Of Durry’s, Moustaches and Temples. India Day 4

29 06 2009

A truly memorable day. Not for the never-ending hours of travel of course, but for the people and places.

The day began typically. Early start, average breakfast buffet, and straight onto the bus.

First stop? Data Durry (rug) weavers in a small village just South of Jodhpur.

Data Durry Weaver

Here we met the most amazing character. An old guy who’d been weaving his entire life. Very friendly, very amazing, and what an amazing look. He was very proud of his life, and especially his moustache.

Actually I think this is one of my favourite (if not the favourite) picture of the whole trip.

The Master

Susie and The Master

We watched him at work, talked, photographed and then waited while he began his sales pitch.

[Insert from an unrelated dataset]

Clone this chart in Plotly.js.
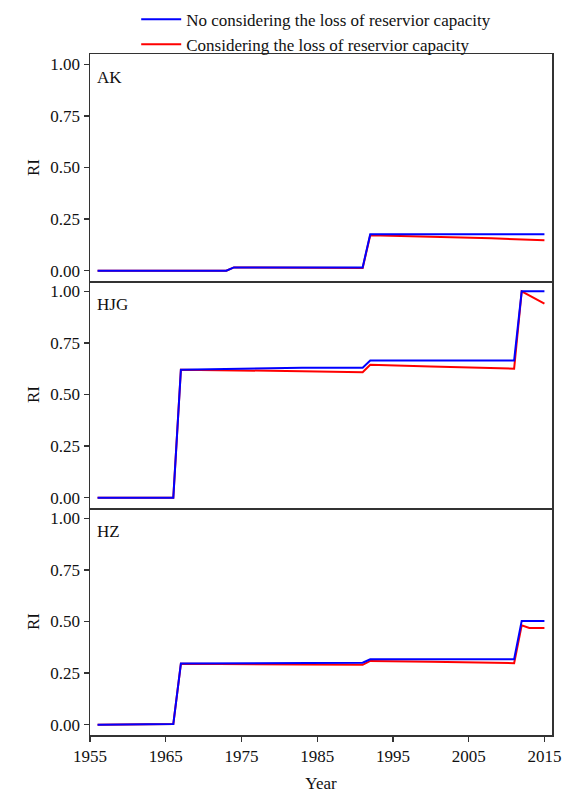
<!DOCTYPE html>
<html>
<head>
<meta charset="utf-8">
<script src="https://cdn.plot.ly/plotly-3.0.1.min.js"></script>
<style>html,body{margin:0;padding:0;background:#fff;}#chart{width:563px;height:799px;}</style>
</head>
<body>
<div id="chart"></div>
<script>
// AK
var akYears = [1956, 1973, 1974, 1982, 1991, 1992, 2000, 2008, 2015];
var akNoLoss = [0, 0, 0.016, 0.016, 0.016, 0.177, 0.177, 0.177, 0.177];
var akLoss   = [0, 0, 0.016, 0.015, 0.013, 0.172, 0.165, 0.157, 0.147];
// HJG
var hjgYears = [1956, 1966, 1967, 1975, 1983, 1991, 1992, 2000, 2011, 2012, 2015];
var hjgNoLoss = [0, 0, 0.620, 0.625, 0.630, 0.630, 0.665, 0.665, 0.665, 1.0, 1.0];
var hjgLoss   = [0, 0, 0.620, 0.618, 0.613, 0.608, 0.644, 0.636, 0.625, 1.0, 0.94];
// HZ
var hzYears = [1956, 1959, 1960, 1966, 1967, 1975, 1983, 1991, 1992, 2000, 2011, 2012, 2013, 2015];
var hzNoLoss = [0, 0, 0.003, 0.003, 0.296, 0.298, 0.300, 0.300, 0.317, 0.317, 0.317, 0.503, 0.503, 0.503];
var hzLoss   = [0, 0, 0.003, 0.003, 0.295, 0.295, 0.292, 0.290, 0.309, 0.305, 0.298, 0.482, 0.469, 0.469];

var panelNames = ['AK', 'HJG', 'HZ'];
var yTicks = [0, 0.25, 0.5, 0.75, 1.0];
var xTicks = [1955, 1965, 1975, 1985, 1995, 2005, 2015];
var seriesNames = ['No considering the loss of reservior capacity', 'Considering the loss of reservior capacity'];

var BLUE = '#0000ff', RED = '#ff0000';
var panels = [[akYears, akNoLoss, akLoss], [hjgYears, hjgNoLoss, hjgLoss], [hzYears, hzNoLoss, hzLoss]];
var traces = [];
panels.forEach(function (p, i) {
  var sfx = i === 0 ? '' : String(i + 1);
  traces.push({x: p[0], y: p[2], mode: 'lines', line: {color: RED, width: 2},
    name: seriesNames[1], showlegend: i === 0, legendrank: 2, xaxis: 'x' + sfx, yaxis: 'y' + sfx});
  traces.push({x: p[0], y: p[1], mode: 'lines', line: {color: BLUE, width: 2},
    name: seriesNames[0], showlegend: i === 0, legendrank: 1, xaxis: 'x' + sfx, yaxis: 'y' + sfx});
});

var FONT = 'Liberation Serif, Times New Roman, serif';
var lineCol = '#333333';
var layout = {
  width: 563, height: 799,
  margin: {l: 90, r: 11, t: 54, b: 64, autoexpand: false},
  paper_bgcolor: '#ffffff', plot_bgcolor: '#ffffff',
  font: {family: FONT, size: 17, color: '#111'},
  showlegend: true,
  legend: {x: 0.1, xanchor: 'left', yref: 'container', y: 0.998, yanchor: 'top', bgcolor: 'rgba(0,0,0,0)',
    font: {family: FONT, size: 17, color: '#111'}, traceorder: 'normal', tracegroupgap: 0, itemwidth: 40},
  annotations: [],
  hovermode: false
};
var domains = [[2/3, 1], [1/3, 2/3], [0, 1/3]];
for (var i = 0; i < 3; i++) {
  var sfx = i === 0 ? '' : String(i + 1);
  layout['xaxis' + sfx] = {
    domain: [0, 1], anchor: 'y' + sfx, range: [1955, 2016],
    tickvals: xTicks, ticktext: xTicks.map(String),
    showticklabels: i === 2, ticks: i === 2 ? 'outside' : '', ticklen: 5, tickwidth: 1.2, tickcolor: lineCol,
    showline: true, linecolor: lineCol, linewidth: 1.5, mirror: i === 0,
    showgrid: false, zeroline: false,
    tickfont: {family: FONT, size: 17, color: '#111'},
    title: i === 2 ? {text: 'Year', font: {family: FONT, size: 17, color: '#111'}, standoff: 12} : {text: ''}
  };
  layout['yaxis' + sfx] = {
    domain: domains[i], anchor: 'x' + sfx, range: [-0.05, 1.05],
    tickvals: yTicks, ticktext: yTicks.map(function (v) { return v.toFixed(2); }),
    ticks: 'outside', ticklen: 5, tickwidth: 1.2, tickcolor: lineCol,
    showline: true, linecolor: lineCol, linewidth: 1.5, mirror: true,
    showgrid: false, zeroline: false,
    tickfont: {family: FONT, size: 17, color: '#111'},
    title: {text: 'RI', font: {family: FONT, size: 17, color: '#111'}, standoff: 6}
  };
  layout.annotations.push({
    text: panelNames[i], xref: 'x' + sfx + ' domain', yref: 'y' + sfx + ' domain',
    x: 0.01, y: 0.895, xanchor: 'left', yanchor: 'middle', showarrow: false,
    font: {family: FONT, size: 17, color: '#111'}
  });
}

Plotly.newPlot('chart', traces, layout, {displayModeBar: false, staticPlot: true});
</script>
</body>
</html>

Eventually it was back onto the bus and we were on the way again.

The scenery was certainly looking different. Large plains, with mountains in the distance. Stunning looking, but not a place I’d want to live, especially in 3rd world conditions and without running water or electricity.

Typical Rajastani Landscape

A further few hours down the road, after many games of cards, and ATM stop, drinks, snacks etc we finally arrived at the Jain Temples in Ranakpur.

Building started in 1439 and is built around the number of 72. 72 yards square, 1440 (72 x 20) pillars, 72 shrines, 72 inch tall statues etc etc.

A central pillar holds an inscription commanding the building of the temples.

Inscription of construction

Everything is elaborately carved, columns, ceilings, statues etc.

The Family of Gods?

Temple Ceiling, Ranakpur

Holding up the World

Some statues are rubbed for good luck and decorated with flowers and gold leaf.

Rub me for luck

Ganesh, temple style

Around the sides are the 72 shrines. While you can’t get to close to the statues, you can certainly see them.

Buddha behind bars

Amazingly enough, the temple complex is still under construcion. Workers clambering over it building, cleaning or repairing.

Temple labourers

Following our (too brief) stay at the temple, we headed down into and beyond the villages to our hotel. Not quite what we expected, but a stunning eco resort, consisting of large 2 floor cottages with great views out over the valley. We didn’t see any but they claim that leopards sometimes cone down to drink in the stream.

After getting acquainted with the accommodation for the night we went on a walk into the local village to have a look around. It was much more rural that any of us expected. Just a small collection of houses and a few families.

The girls seemed to be the ones who had to carry all the water from the ancient round water wells with their mechanical water lifts.

Ancient Water Well

Water Girl

Of course, being a bunch of foreigners, the local kids flocked to us, to joke around and ask for money. Very cute.

Yes Capitan II

Yes Capitan!

Eventually, with the sun setting, we arrived back at the hotel for the nights entertainment. What can be better than fire, music and beer?